Stated goal:
Extract the lines from the start through the line that holds "plt.rcParams[k] = 'black'", both included, omitting all images.

Dataset entries:
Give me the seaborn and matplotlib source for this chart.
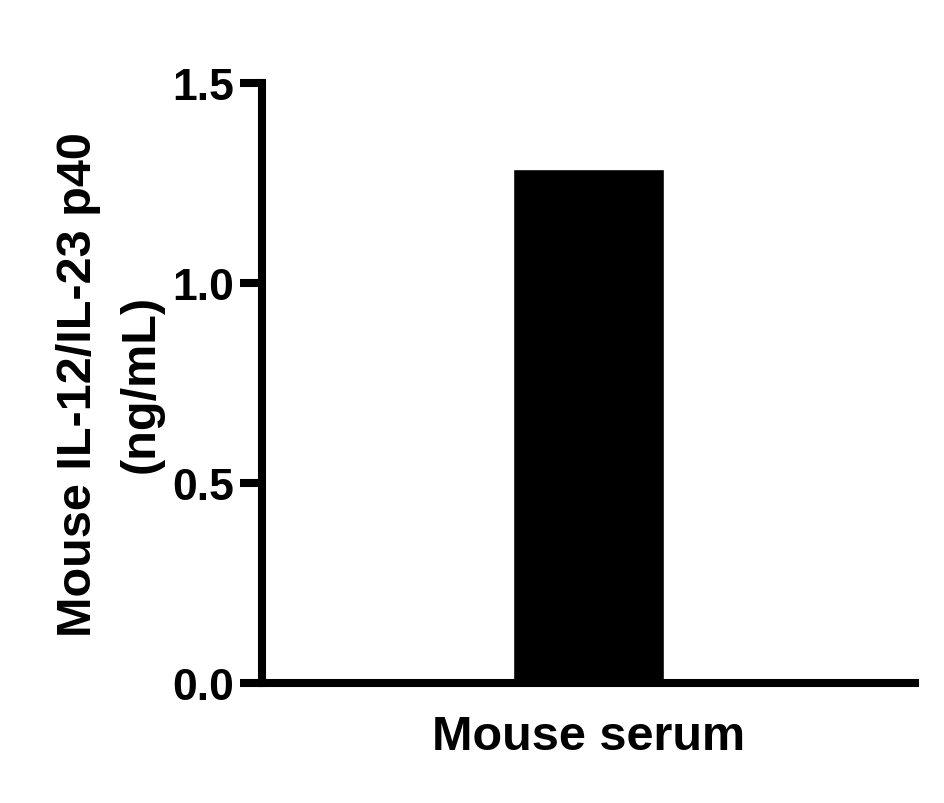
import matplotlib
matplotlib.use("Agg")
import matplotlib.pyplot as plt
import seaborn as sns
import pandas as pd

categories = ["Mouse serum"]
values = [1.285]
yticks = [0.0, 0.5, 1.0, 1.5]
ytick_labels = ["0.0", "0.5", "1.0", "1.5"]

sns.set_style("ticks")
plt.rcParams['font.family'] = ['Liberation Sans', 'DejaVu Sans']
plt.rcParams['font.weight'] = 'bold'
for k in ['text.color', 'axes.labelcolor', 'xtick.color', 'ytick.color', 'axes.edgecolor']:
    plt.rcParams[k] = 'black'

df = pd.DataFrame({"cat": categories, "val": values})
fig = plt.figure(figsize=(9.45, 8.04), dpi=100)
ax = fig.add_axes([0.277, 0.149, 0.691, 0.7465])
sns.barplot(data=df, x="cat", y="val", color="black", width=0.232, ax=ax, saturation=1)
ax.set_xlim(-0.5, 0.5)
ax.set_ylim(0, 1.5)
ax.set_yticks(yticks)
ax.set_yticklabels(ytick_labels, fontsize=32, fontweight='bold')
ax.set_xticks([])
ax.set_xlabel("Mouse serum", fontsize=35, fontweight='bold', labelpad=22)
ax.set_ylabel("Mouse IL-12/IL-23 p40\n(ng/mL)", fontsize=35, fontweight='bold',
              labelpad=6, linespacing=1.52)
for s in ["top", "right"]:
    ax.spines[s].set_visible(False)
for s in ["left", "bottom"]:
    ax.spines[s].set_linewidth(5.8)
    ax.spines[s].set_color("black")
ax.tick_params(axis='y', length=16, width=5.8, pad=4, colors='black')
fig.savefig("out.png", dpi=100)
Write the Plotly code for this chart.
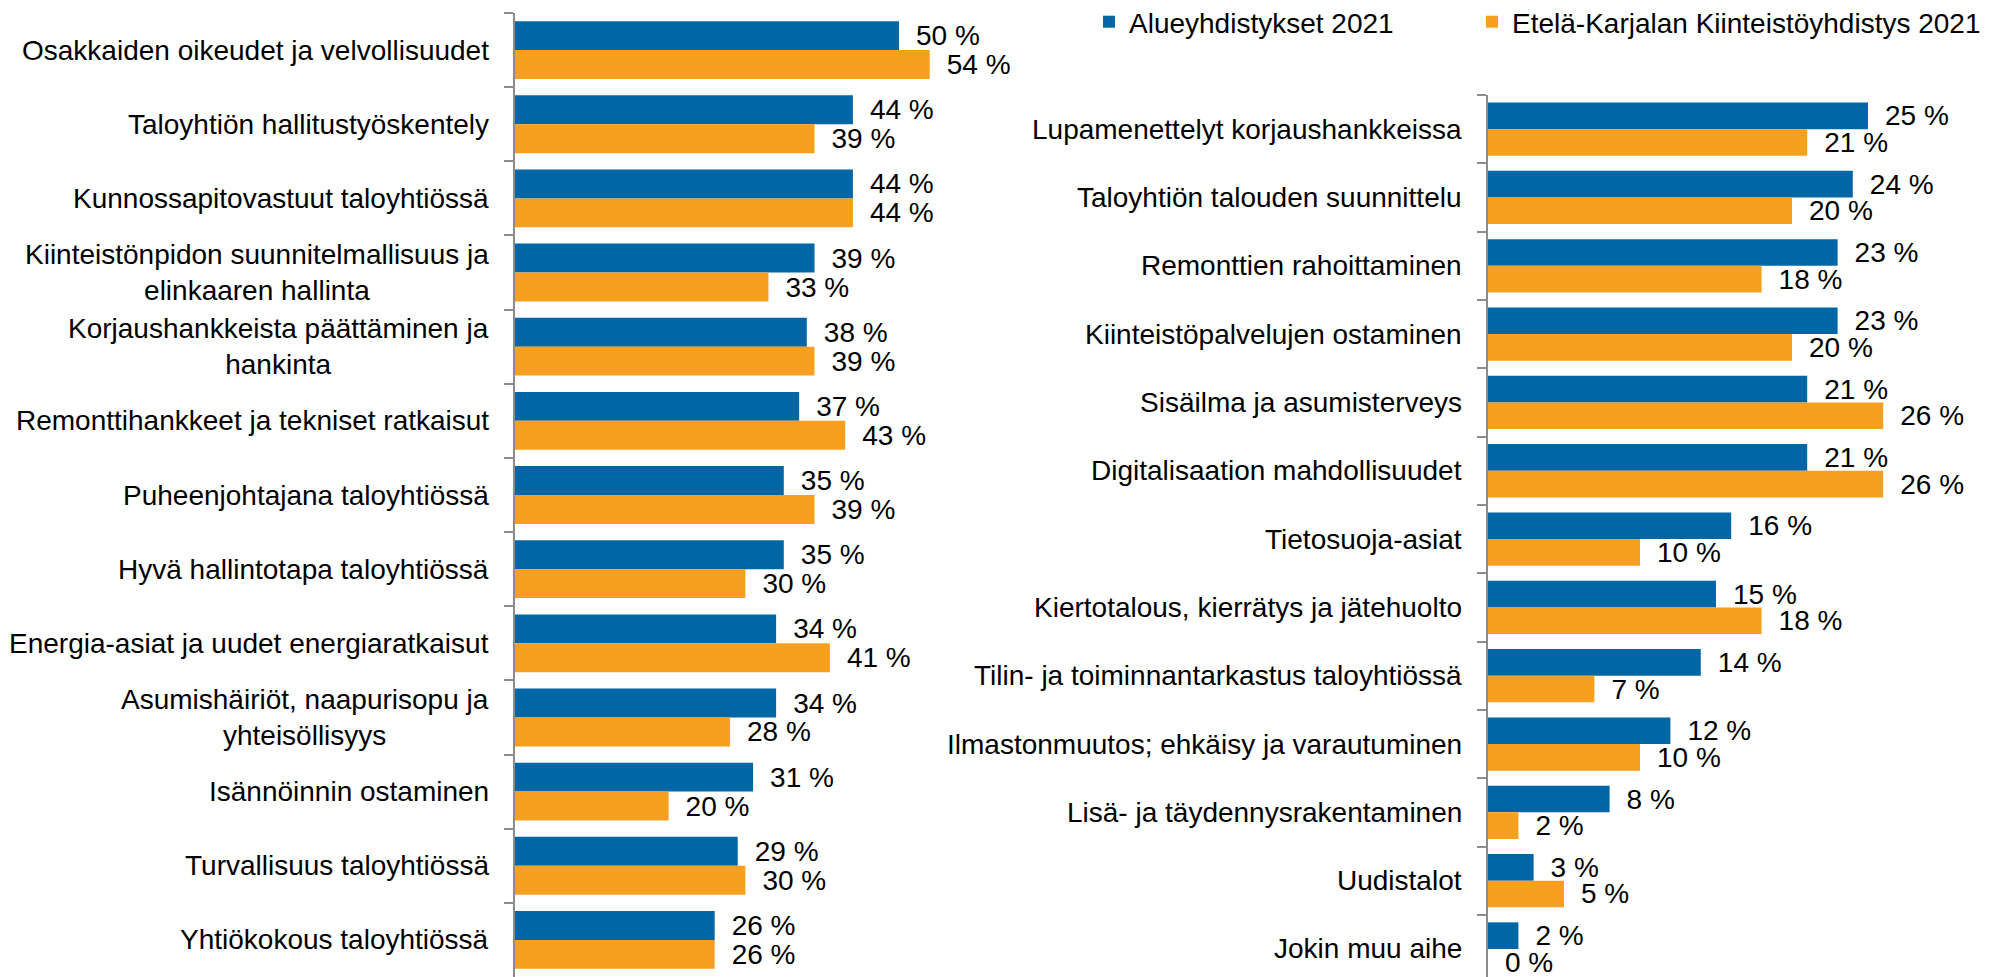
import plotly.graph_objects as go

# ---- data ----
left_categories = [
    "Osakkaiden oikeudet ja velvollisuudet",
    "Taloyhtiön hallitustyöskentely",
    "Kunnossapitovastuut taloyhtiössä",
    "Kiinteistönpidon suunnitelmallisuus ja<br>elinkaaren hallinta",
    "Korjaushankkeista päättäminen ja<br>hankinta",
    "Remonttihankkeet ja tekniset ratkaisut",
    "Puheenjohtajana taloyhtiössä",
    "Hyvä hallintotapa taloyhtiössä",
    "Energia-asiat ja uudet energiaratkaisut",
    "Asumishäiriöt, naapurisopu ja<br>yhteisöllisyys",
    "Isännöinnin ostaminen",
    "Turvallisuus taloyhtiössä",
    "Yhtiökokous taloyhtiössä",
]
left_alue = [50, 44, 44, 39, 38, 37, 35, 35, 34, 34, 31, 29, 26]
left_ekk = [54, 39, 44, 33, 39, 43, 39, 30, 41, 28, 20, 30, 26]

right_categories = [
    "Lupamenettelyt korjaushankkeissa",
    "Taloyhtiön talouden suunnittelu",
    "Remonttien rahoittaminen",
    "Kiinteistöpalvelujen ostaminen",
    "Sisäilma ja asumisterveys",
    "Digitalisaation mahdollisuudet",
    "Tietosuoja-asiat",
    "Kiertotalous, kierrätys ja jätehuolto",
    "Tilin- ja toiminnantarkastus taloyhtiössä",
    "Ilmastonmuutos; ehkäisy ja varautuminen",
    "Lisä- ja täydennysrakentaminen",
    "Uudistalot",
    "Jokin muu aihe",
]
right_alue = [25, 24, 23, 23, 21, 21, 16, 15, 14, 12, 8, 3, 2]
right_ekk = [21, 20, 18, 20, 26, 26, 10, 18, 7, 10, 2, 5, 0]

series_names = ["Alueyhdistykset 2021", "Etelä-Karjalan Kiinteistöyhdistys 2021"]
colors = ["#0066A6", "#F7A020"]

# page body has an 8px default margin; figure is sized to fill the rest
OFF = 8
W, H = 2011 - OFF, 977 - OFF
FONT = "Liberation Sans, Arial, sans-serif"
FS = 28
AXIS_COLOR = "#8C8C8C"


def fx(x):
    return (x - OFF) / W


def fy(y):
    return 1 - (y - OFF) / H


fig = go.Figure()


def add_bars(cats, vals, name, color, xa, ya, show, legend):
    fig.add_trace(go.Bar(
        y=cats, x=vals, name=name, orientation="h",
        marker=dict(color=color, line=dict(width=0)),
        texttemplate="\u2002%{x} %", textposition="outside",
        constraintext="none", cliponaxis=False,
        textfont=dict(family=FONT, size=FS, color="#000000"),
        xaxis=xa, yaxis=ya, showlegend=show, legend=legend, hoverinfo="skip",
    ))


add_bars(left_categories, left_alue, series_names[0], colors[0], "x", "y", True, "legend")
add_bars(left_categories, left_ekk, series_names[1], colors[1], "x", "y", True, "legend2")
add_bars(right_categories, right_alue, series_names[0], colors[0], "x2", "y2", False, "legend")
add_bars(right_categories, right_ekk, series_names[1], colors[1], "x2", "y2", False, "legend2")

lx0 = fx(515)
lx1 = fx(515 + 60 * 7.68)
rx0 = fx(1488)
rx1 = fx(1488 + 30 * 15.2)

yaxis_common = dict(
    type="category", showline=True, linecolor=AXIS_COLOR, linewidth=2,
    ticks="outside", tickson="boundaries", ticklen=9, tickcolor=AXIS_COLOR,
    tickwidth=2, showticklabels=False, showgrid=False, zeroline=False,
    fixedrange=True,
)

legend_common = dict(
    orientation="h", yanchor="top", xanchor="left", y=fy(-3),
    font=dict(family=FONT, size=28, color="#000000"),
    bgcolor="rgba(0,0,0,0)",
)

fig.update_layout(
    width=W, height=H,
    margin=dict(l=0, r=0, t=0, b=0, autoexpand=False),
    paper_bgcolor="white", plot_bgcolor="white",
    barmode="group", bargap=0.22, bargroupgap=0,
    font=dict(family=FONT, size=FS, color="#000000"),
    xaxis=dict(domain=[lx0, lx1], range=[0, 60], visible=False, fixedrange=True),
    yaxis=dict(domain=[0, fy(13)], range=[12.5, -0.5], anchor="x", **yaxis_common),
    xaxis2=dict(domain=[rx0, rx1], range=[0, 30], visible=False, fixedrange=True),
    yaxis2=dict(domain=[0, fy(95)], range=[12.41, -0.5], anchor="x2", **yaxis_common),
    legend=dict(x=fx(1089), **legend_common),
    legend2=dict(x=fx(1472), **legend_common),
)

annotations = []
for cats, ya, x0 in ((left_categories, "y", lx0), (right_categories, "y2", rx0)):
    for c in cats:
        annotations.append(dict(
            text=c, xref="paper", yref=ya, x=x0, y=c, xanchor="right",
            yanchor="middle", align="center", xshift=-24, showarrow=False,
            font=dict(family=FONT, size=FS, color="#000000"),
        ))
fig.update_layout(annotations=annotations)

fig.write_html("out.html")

Task response:
Give me the seaborn and matplotlib source for this chart.
import matplotlib
matplotlib.use("Agg")
import matplotlib.pyplot as plt
import seaborn as sns
import pandas as pd

categories = ["Mouse serum"]
values = [1.285]
yticks = [0.0, 0.5, 1.0, 1.5]
ytick_labels = ["0.0", "0.5", "1.0", "1.5"]

sns.set_style("ticks")
plt.rcParams['font.family'] = ['Liberation Sans', 'DejaVu Sans']
plt.rcParams['font.weight'] = 'bold'
for k in ['text.color', 'axes.labelcolor', 'xtick.color', 'ytick.color', 'axes.edgecolor']:
    plt.rcParams[k] = 'black'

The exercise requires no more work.